Interpol a diffusé la liste de 173 jihadistes du groupe État islamique (EI) dont l’organisation internationale pense qu’ils pourraient chercher à rejoindre l’Europe pour y commettre des attentats, a révélé le Guardian le 21 juillet. Cette liste a été envoyée le 27 mai aux polices européennes.
Avec la défaite de l’EI à Mossoul, le siège de Raqa et les rumeurs sur la mort du chef autoproclamé du groupe, Abou Bakr al-Baghdadi, les services antiterroristes européens craignent que la déroute de Daech ne crée un mouvement vers l’Europe, où des jihadistes pourraient tenter de commettre des attentats-suicides, même de manière isolée.
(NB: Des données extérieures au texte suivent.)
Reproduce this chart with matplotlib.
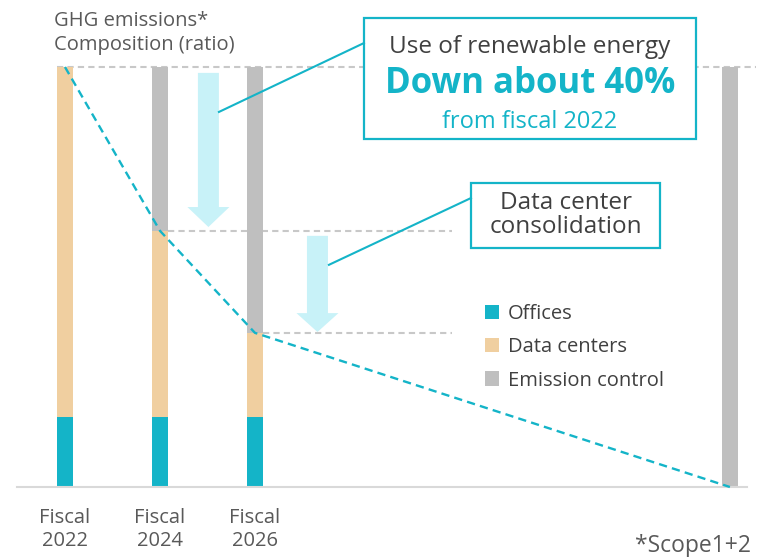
import numpy as np
import matplotlib.pyplot as plt
from matplotlib import patches

plt.rcParams['font.family'] = ['Open Sans', 'DejaVu Sans']

# Data (composition ratio, fiscal 2022 total = 100)
positions = [0, 1, 2, 7]
tick_labels = ['Fiscal\n2022', 'Fiscal\n2024', 'Fiscal\n2026']
offices = [16.7, 16.7, 16.7, 0.0]
data_centers = [83.3, 44.3, 20.0, 0.0]
emission_control = [0.0, 39.0, 63.3, 100.0]
series_names = ['Offices', 'Data centers', 'Emission control']

TEAL = '#14b4c8'
TAN = '#f0cfa0'
GRAY = '#bfbfbf'
LIGHT = '#c8f2f8'
TXT = '#595959'

fig = plt.figure(figsize=(7.57, 5.57), dpi=100)
W, H = 757, 557
ax = fig.add_axes([17 / W, (H - 487) / H, 730 / W, 420 / H])
ax.set_xlim(-0.505, 7.18)
ax.set_ylim(0, 100)

pos = np.array(positions, dtype=float)
off = np.array(offices)
dc = np.array(data_centers)
em = np.array(emission_control)
bw = 0.168

b1 = ax.bar(pos, off, bw, color=TEAL, label=series_names[0], zorder=2)
b2 = ax.bar(pos, dc, bw, bottom=off, color=TAN, label=series_names[1], zorder=2)
b3 = ax.bar(pos, em, bw, bottom=off + dc, color=GRAY, label=series_names[2], zorder=2)

# trend line through the tops of offices + data centers
tops = off + dc
ax.plot(pos, tops, color=TEAL, lw=1.7, dashes=(3.5, 2.2), zorder=4, clip_on=False)

# reference dashed lines
ax.plot([pos[0] - bw / 2, 7.28], [100, 100], color='#c8c8c8', lw=1.5,
        dashes=(3, 2), zorder=1, clip_on=False)
for i in (1, 2):
    ax.plot([pos[i] + bw / 2, 4.07], [tops[i], tops[i]], color='#c8c8c8',
            lw=1.5, dashes=(3, 2), zorder=1)

# arrows
ax.add_patch(patches.FancyArrow(1.51, 98.6, 0, 61.9 - 98.6, width=0.221,
                                head_width=0.442, head_length=4.76,
                                length_includes_head=True, color=LIGHT,
                                lw=0, zorder=1))
ax.add_patch(patches.FancyArrow(2.658, 59.8, 0, 36.9 - 59.8, width=0.221,
                                head_width=0.442, head_length=4.5,
                                length_includes_head=True, color=LIGHT,
                                lw=0, zorder=1))

# callout boxes
ax.add_patch(patches.Rectangle((3.147, 82.9), 6.642 - 3.147, 111.7 - 82.9,
                               fill=True, fc='white', ec=TEAL, lw=1.6,
                               clip_on=False, zorder=5))
ax.plot([1.621, 3.147], [89.3, 105.7], color=TEAL, lw=1.5, clip_on=False, zorder=5)
ax.text(4.895, 104.8, 'Use of renewable energy', ha='center', va='center',
        fontsize=17.5, color='#404040', zorder=6)
ax.text(4.895, 96.0, 'Down about 40%', ha='center', va='center',
        fontsize=25, fontweight='bold', color=TEAL, zorder=6)
ax.text(4.895, 86.9, 'from fiscal 2022', ha='center', va='center',
        fontsize=17, color=TEAL, zorder=6)

ax.add_patch(patches.Rectangle((4.274, 56.9), 6.263 - 4.274, 72.4 - 56.9,
                               fill=True, fc='white', ec=TEAL, lw=1.6,
                               clip_on=False, zorder=5))
ax.plot([2.779, 4.274], [52.9, 68.8], color=TEAL, lw=1.5, zorder=5)
ax.text(5.27, 64.8, 'Data center\nconsolidation', ha='center', va='center',
        fontsize=17.5, color='#404040', linespacing=1.0, zorder=6)

# axes styling
for s in ('top', 'right', 'left'):
    ax.spines[s].set_visible(False)
ax.spines['bottom'].set_color('#d9d9d9')
ax.spines['bottom'].set_linewidth(1.5)
ax.set_yticks([])
ax.set_xticks(pos[:3])
ax.set_xticklabels(tick_labels, fontsize=14.5, color=TXT, linespacing=1.2)
ax.tick_params(axis='x', length=0, pad=15)

leg = ax.legend(handles=[b1, b2, b3], loc='upper left', frameon=False,
                bbox_to_anchor=(485 / W, 1 - 304 / H),
                bbox_transform=fig.transFigure, fontsize=14.5,
                handlelength=0.7, handleheight=0.7, handletextpad=0.45,
                labelspacing=0.66, borderpad=0, borderaxespad=0)
for t in leg.get_texts():
    t.set_color('#404040')

fig.text(54 / W, 1 - 33 / H, 'GHG emissions*\nComposition (ratio)', ha='left',
         va='center', fontsize=14.5, color=TXT, linespacing=1.3)
fig.text(751 / W, 1 - 546 / H, '*Scope1+2', ha='right', va='center',
         fontsize=16.5, color=TXT)

fig.savefig('out.png', dpi=100)
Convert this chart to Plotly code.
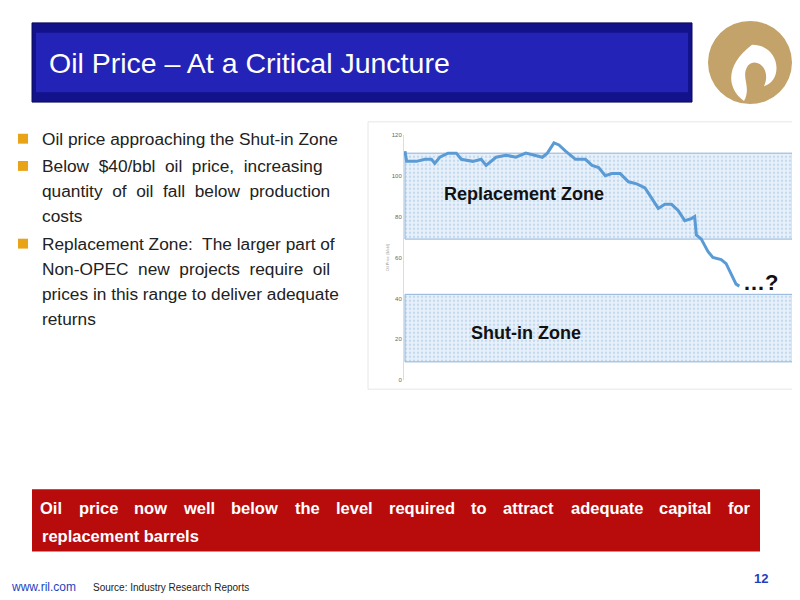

Rien n’indique qu’un ou plusieurs jihadistes nommés sur la liste, dont le Guardian a obtenu une copie, ne soit déjà entré en Europe. Mais les terroristes « ont pu être entraînés pour réaliser et placer des engins explosifs pour faire des morts et des blessés, explique Interpol. Nous pensons qu’ils peuvent voyager à l’international, pour participer à des actions terroristes. »
Nom, photo, mosquée fréquentée
La liste a été établie par les services de renseignement américains sur la base des informations recueillies « via des sources sûres » lors de leurs interventions en zone irako-syrienne. « Les gens ont été identifiés à partir d’informations retrouvées dans les caches de l’EI », décrit une note envoyée aux services de renseignement italiens avec la liste.
Le document d’Interpol donne le nom de chaque jihadiste suspecté, la date de leur recrutement par l’EI, leur dernière adresse probable, la mosquée qu’ils fréquentaient sur leur zone de combat, le nom de leur mère et des photos.
L’organisation internationale, dont le siège se situe à Lyon, a par ailleurs demandé aux pays de son réseau de lui fournir toutes les informations (données personnelles, passages de frontières, casier judiciaire, données biométriques, numéro de passeport, activité sur les réseaux sociaux) dont ils disposeraient sur ces personnes.
Recouper les informations
Si les États-Unis semblent certains de leurs informations, les services de renseignement européens ont fait savoir qu’il leur était de plus en plus compliqué de vérifier l’identité des suspects, qui ont accès à beaucoup de faux documents et utilisent plusieurs identités.
L’intérêt de ce document, indique Interpol, est de pouvoir recouper les informations de chaque pays sur ses propres ressortissants avec celles retrouvées en zone irako-syrienne par les services américains.
D’après une étude de l’Université George Washington, de l’Ispi de Milan et de l’ICCT de La Haye, 73% des auteurs d’attentats en Europe et aux États-Unis étaient citoyens du pays où ils ont mené l’attaque. 14% résidaient légalement dans le pays ou étaient en visite légalement depuis des pays proches, 5% étaient des réfugiés ou des demandeurs d’asile, tandis que 6% étaient présents illégalement sur le territoire ou attendaient d’être expulsés.
En 2015, les Nations unies estimaient à 20.000 le nombre de jihadistes étrangers en Irak et en Syrie, indique le Guardian, dont 4000 venaient d’Europe.